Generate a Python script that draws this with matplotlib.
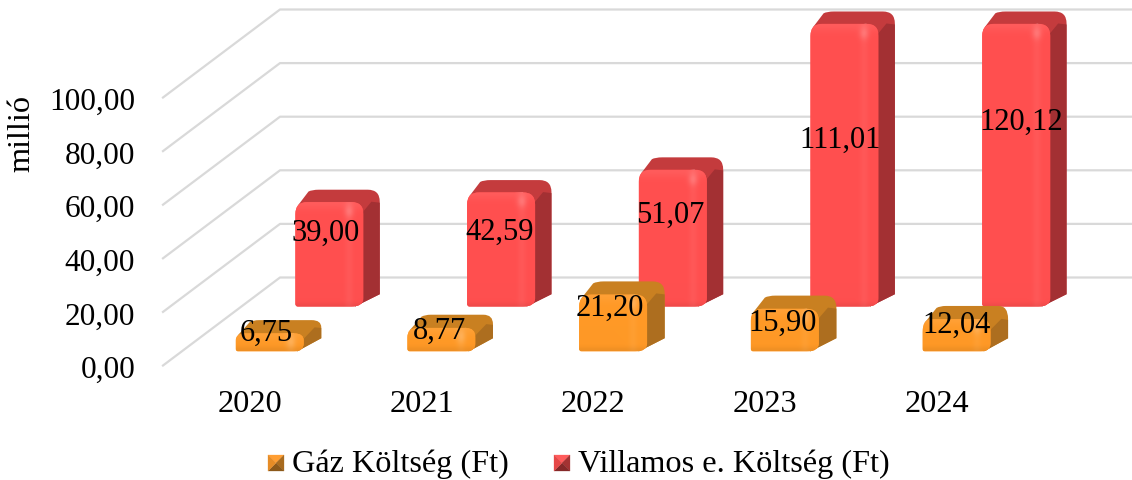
import numpy as np
from matplotlib import pyplot as plt
from matplotlib.path import Path
from matplotlib.patches import PathPatch, Polygon

plt.rcParams['font.family'] = ['Liberation Serif', 'DejaVu Serif']

years = ['2020', '2021', '2022', '2023', '2024']
gas_cost = [6.75, 8.77, 21.20, 15.90, 12.04]
electric_cost = [39.00, 42.59, 51.07, 111.01, 120.12]
y_ticks = [0, 20, 40, 60, 80, 100]

W, H = 1132, 481
FS_TICK = 22.5
FS_CAT = 23.3
FS_LABEL = 22
FS_LEGEND = 23.2

#pixel layout of the fake 3D box
AX_LEFT, AX_BOTTOM = 163, 390
ZERO_PX = 366.5
PX_PER_UNIT = 2.68
CAT0_PX = 250
PX_PER_CAT = 171.7
BACK_DX = 117 / PX_PER_CAT
BACK_DY = 88 / PX_PER_UNIT
BAR_START = (217 - CAT0_PX) / PX_PER_CAT
BAR_W = 68 / PX_PER_CAT
BAR_CAP = 105.5   #excel cuts the tall bars off here

#centre of each data label, in pixels
gas_label_px = [(266, 333), (439, 331), (610, 308), (783, 323), (957, 325)]
elec_label_px = [(326, 233), (500, 232), (670, 215), (840, 140), (1021, 122)]


#x,y in data units pushed back by depth (0 front, 1 back wall)
def project(x, val, depth):
    return x + depth * BACK_DX, val + depth * BACK_DY


def px_to_data(px, py):
    return (px - CAT0_PX) / PX_PER_CAT, (ZERO_PX - py) / PX_PER_UNIT


def draw_bar(ax, i, value, d0, d1, front, top, side, z):
    h = min(value, BAR_CAP)
    rx = 12 / PX_PER_CAT
    ry = 12 / PX_PER_UNIT
    if h * PX_PER_UNIT < 34:
        ry = h * 0.4
        rx = rx * 0.8
    xl, yb = project(i + BAR_START, 0, d0)
    xr = xl + BAR_W
    yt = yb + h
    dx = (d1 - d0) * BACK_DX
    dy = (d1 - d0) * BACK_DY

    #whole outline behind the front face, rounded at the back corners
    back_v = [(xl + rx * 0.2, yt - ry * 0.3), (xl + dx * 0.8, yt + dy * 0.85), (xl + dx, yt + dy), (xl + dx + rx * 0.6, yt + dy),
              (xr + dx - rx, yt + dy), (xr + dx, yt + dy), (xr + dx, yt + dy - ry),
              (xr + dx, yb + dy), (xr - rx * 0.7, yb), (xr - rx, yt), (xl + rx * 0.2, yt - ry * 0.3)]
    back_c = [Path.MOVETO, Path.LINETO, Path.CURVE3, Path.CURVE3,
              Path.LINETO, Path.CURVE3, Path.CURVE3,
              Path.LINETO, Path.LINETO, Path.LINETO, Path.CLOSEPOLY]
    back = PathPatch(Path(back_v, back_c), fc=top, ec='none', zorder=z)
    ax.add_patch(back)

    #darker right side, the top colour wraps round the corner above it
    side_pts = [(xr - rx, yb - 1), (xr + dx + 0.01, yb + dy - 1), (xr + dx + 0.01, yt + dy - ry * 1.1),
                (xr + dx - rx * 0.7, yt + dy - ry * 1.0), (xr - rx * 0.1, yt - ry * 0.9), (xr - rx, yt - ry)]
    side_p = Polygon(side_pts, closed=True, fc=side, ec='none', zorder=z + 0.1)
    ax.add_patch(side_p)
    side_p.set_clip_path(back)

    #front face with rounded top corners
    r2 = 2.5 / PX_PER_CAT
    front_v = [(xl, yb + 1), (xl, yt - ry), (xl, yt), (xl + rx, yt), (xr - rx, yt), (xr, yt), (xr, yt - ry),
               (xr, yb + 3), (xr, yb), (xr - rx, yb), (xl + r2, yb), (xl, yb), (xl, yb + 1)]
    front_c = [Path.MOVETO, Path.LINETO, Path.CURVE3, Path.CURVE3, Path.LINETO, Path.CURVE3, Path.CURVE3,
               Path.LINETO, Path.CURVE3, Path.CURVE3, Path.LINETO, Path.CURVE3, Path.CURVE3]
    patch = PathPatch(Path(front_v, front_c), fc=front, ec='none', zorder=z + 0.2)
    ax.add_patch(patch)

    #soft shine on the front face
    px_w, px_h = 68, max(int(h * PX_PER_UNIT), 4)
    u, v = np.meshgrid(np.linspace(0, 1, px_w), np.arange(px_h))
    shine = 0.05 * np.exp(-((u - 0.80) / 0.06) ** 2) + 0.07 * np.exp(-(v / 7.0) ** 2)
    shine += 0.16 * np.exp(-((u - 0.80) / 0.07) ** 2 - ((v - 9) / 6.0) ** 2)
    shade = 0.06 * np.exp(-((px_h - 1 - v) / 4.0) ** 2)
    rgb = np.zeros((px_h, px_w, 3))
    for k in range(3):
        rgb[:, :, k] = front[k] + (1 - front[k]) * shine - front[k] * shade
    img = ax.imshow(np.clip(rgb, 0, 1), extent=(xl, xr, yb, yt), origin='upper', aspect='auto',
                    zorder=z + 0.3, interpolation='bilinear')
    img.set_clip_path(patch)


fig = plt.figure(figsize=(W / 100, H / 100), dpi=100)
ax = fig.add_axes([AX_LEFT / W, (H - AX_BOTTOM) / H, 1 - AX_LEFT / W, AX_BOTTOM / H])

#walls
grid_c = '#D9D9D9'
x_front = (AX_LEFT - CAT0_PX) / PX_PER_CAT
x_end = (W - CAT0_PX) / PX_PER_CAT
for t in y_ticks:
    xb, yb = project(x_front, t, 1)
    ax.plot([x_front, xb, x_end], [t, yb, yb], color=grid_c, lw=1.6, zorder=1, clip_on=False)

red_front = (1.0, 0.31, 0.31)
red_top = (0.77, 0.23, 0.24)
red_side = (0.64, 0.19, 0.20)
orange_front = (1.0, 0.60, 0.15)
orange_top = (0.79, 0.50, 0.13)
orange_side = (0.68, 0.43, 0.12)

for i, v in enumerate(electric_cost):
    draw_bar(ax, i, v, 0.67, 0.81, red_front, red_top, red_side, 2 + i)
for i, v in enumerate(gas_cost):
    draw_bar(ax, i, v, 0.16, 0.31, orange_front, orange_top, orange_side, 10 + i)

#data labels, decimal comma like the original
for v, (px, py) in zip(electric_cost, elec_label_px):
    x, y = px_to_data(px, py)
    ax.text(x, y, ('%.2f' % v).replace('.', ','), fontsize=FS_LABEL, ha='center', va='center', color='black', zorder=30)
for v, (px, py) in zip(gas_cost, gas_label_px):
    x, y = px_to_data(px, py)
    ax.text(x, y, ('%.2f' % v).replace('.', ','), fontsize=FS_LABEL, ha='center', va='center', color='black', zorder=30)

ax.set_xlim(x_front, x_end)
ax.set_ylim((ZERO_PX - AX_BOTTOM) / PX_PER_UNIT, ZERO_PX / PX_PER_UNIT)
ax.set_xticks(range(len(years)))
ax.set_xticklabels(years, fontsize=FS_CAT)
ax.set_yticks(np.array(y_ticks) - 0.2)
ax.set_yticklabels([('%.2f' % t).replace('.', ',') for t in y_ticks], fontsize=FS_TICK)
ax.tick_params(axis='y', length=0, pad=20)
ax.tick_params(axis='x', length=0, pad=0)
for s in ax.spines.values():
    s.set_visible(False)
ax.patch.set_alpha(0)

fig.text(22 / W, 1 - 133 / H, 'millió', rotation=90, fontsize=FS_CAT, ha='center', va='center')


#legend keys look like little pyramids
def legend_key(x0, light, mid, dark, darker):
    y0, s = 456, 16
    corners = [(x0, y0), (x0 + s, y0), (x0 + s, y0 + s), (x0, y0 + s)]
    mid_pt = (x0 + s / 2, y0 + s / 2)
    for k, c in enumerate([light, darker, dark, mid]):
        tri = [corners[k], corners[(k + 1) % 4], mid_pt]
        tri = [(a / W, 1 - b / H) for a, b in tri]
        fig.add_artist(Polygon(tri, closed=True, fc=c, ec=c, lw=0.2, transform=fig.transFigure))


legend_key(268, (1.0, 0.62, 0.20), (0.90, 0.55, 0.15), (0.55, 0.35, 0.10), (0.66, 0.42, 0.12))
legend_key(554, (1.0, 0.36, 0.36), (0.90, 0.28, 0.28), (0.52, 0.16, 0.16), (0.64, 0.20, 0.20))
fig.text(292 / W, 1 - 464 / H, 'Gáz Költség (Ft)', fontsize=FS_LEGEND, ha='left', va='center')
fig.text(578 / W, 1 - 464 / H, 'Villamos e. Költség (Ft)', fontsize=FS_LEGEND, ha='left', va='center')

fig.savefig('out.png', dpi=100)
________________
Look at the listing and set down only the lines from its start through the line with "140), (1021, 122)]", word for word and without pictures.

■ **Solved problem**
Generate a Python script that draws this with matplotlib.
import numpy as np
from matplotlib import pyplot as plt
from matplotlib.path import Path
from matplotlib.patches import PathPatch, Polygon

plt.rcParams['font.family'] = ['Liberation Serif', 'DejaVu Serif']

years = ['2020', '2021', '2022', '2023', '2024']
gas_cost = [6.75, 8.77, 21.20, 15.90, 12.04]
electric_cost = [39.00, 42.59, 51.07, 111.01, 120.12]
y_ticks = [0, 20, 40, 60, 80, 100]

W, H = 1132, 481
FS_TICK = 22.5
FS_CAT = 23.3
FS_LABEL = 22
FS_LEGEND = 23.2

#pixel layout of the fake 3D box
AX_LEFT, AX_BOTTOM = 163, 390
ZERO_PX = 366.5
PX_PER_UNIT = 2.68
CAT0_PX = 250
PX_PER_CAT = 171.7
BACK_DX = 117 / PX_PER_CAT
BACK_DY = 88 / PX_PER_UNIT
BAR_START = (217 - CAT0_PX) / PX_PER_CAT
BAR_W = 68 / PX_PER_CAT
BAR_CAP = 105.5   #excel cuts the tall bars off here

#centre of each data label, in pixels
gas_label_px = [(266, 333), (439, 331), (610, 308), (783, 323), (957, 325)]
elec_label_px = [(326, 233), (500, 232), (670, 215), (840, 140), (1021, 122)]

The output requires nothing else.